Contre cette problématique, 76% des maçons veulent agir aux côtés d’Unia. Dans ce cadre, des assemblées seront prochainement organisées dans toute la Suisse pour informer les travailleurs mais aussi élaborer des revendications, en matière d’organisation du travail ou de temps de travail. «Des solutions existent pour protéger la santé et la sécurité des travailleurs, assure François Clément. Dans le cadre de la CCT mais aussi auprès des maîtres d’ouvrage.»

Ensuite, la Landsgemeinde de la construction, qui aura lieu le 6 juin à Berne, réunira des maçons et des contremaîtres de toute la Suisse pour fixer les priorités et les objectifs sur ce sujet précis, ainsi que la stratégie à suivre.

Plus d’infos sur: unia.ch/pression

Inscription à la grande réunion du 6 juin via: construction [at] unia.ch (construction[at]unia[dot]ch)

Secteur juteux

Le constat est clair pour Unia: de moins en moins d’ouvriers doivent construire toujours plus et en toujours moins de temps, alors que l’économie de la construction est au beau fixe. «La conjoncture est positive depuis une dizaine d’années, confirme François Clément. Quant à la rentabilité de l’ouvrier, elle a presque doublé depuis 2008.»

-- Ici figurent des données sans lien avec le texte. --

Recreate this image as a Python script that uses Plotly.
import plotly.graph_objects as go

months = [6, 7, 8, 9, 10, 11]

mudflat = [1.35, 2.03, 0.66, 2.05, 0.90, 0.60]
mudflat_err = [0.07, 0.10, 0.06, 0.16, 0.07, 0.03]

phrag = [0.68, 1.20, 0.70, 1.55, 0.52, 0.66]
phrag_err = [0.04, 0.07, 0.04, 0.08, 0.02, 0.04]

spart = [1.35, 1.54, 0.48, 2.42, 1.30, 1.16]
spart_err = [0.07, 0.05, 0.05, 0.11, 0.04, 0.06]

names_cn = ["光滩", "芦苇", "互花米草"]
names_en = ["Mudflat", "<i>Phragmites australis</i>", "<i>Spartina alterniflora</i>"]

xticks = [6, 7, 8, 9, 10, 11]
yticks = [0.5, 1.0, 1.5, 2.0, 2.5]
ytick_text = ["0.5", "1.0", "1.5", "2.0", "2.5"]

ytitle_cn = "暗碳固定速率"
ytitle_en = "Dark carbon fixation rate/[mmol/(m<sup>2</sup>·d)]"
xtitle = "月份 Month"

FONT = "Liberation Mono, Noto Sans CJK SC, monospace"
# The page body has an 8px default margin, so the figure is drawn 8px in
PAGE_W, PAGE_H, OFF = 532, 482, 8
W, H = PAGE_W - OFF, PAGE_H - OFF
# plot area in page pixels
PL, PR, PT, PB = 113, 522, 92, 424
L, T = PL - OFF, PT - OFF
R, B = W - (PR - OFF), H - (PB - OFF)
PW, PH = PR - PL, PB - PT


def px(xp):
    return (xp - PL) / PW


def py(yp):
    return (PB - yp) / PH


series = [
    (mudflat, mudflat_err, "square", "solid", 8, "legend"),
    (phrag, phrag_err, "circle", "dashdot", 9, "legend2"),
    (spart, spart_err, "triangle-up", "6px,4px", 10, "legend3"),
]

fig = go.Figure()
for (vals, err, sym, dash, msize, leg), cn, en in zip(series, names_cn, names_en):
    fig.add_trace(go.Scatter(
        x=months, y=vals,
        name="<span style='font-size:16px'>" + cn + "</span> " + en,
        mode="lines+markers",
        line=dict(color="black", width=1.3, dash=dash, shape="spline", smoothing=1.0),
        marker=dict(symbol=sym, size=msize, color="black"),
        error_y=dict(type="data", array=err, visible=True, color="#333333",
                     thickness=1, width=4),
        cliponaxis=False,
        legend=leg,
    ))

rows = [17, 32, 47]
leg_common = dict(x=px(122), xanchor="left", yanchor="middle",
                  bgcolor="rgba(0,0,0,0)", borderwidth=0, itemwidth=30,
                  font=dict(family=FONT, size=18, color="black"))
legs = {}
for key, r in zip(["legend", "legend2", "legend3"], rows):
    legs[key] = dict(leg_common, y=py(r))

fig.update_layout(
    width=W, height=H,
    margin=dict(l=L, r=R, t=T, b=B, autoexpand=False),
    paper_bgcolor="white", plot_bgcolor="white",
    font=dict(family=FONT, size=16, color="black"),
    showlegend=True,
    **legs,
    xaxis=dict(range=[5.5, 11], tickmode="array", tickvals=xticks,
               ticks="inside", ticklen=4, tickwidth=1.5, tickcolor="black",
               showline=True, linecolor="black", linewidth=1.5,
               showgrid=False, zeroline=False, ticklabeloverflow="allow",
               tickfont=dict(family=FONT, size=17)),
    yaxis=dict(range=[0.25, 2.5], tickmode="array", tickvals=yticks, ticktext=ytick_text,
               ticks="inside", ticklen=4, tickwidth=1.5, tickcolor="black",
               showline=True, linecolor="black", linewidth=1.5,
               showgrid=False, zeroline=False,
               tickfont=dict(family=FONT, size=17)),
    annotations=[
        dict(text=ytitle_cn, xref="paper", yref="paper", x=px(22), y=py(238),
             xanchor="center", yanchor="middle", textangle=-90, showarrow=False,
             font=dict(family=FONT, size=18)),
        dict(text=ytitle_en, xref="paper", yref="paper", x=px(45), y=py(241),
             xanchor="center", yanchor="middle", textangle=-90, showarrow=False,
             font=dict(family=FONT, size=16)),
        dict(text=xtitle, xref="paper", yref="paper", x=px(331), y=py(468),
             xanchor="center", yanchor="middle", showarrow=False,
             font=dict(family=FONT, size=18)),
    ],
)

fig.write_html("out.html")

Coïncidence ou pas, le jour même de la présentation des résultats de cette étude, la Société suisse des entrepreneurs (SSE) a diffusé un communiqué de presse annonçant un exercice 2019 positif dans la construction avec un chiffre d’affaires s’élevant à 20,7 milliards de francs. Les employeurs se réjouissent de «carnets de commandes bien remplis» et tablent sur un chiffre d’affaires «d’au moins 20 milliards de francs» pour 2020.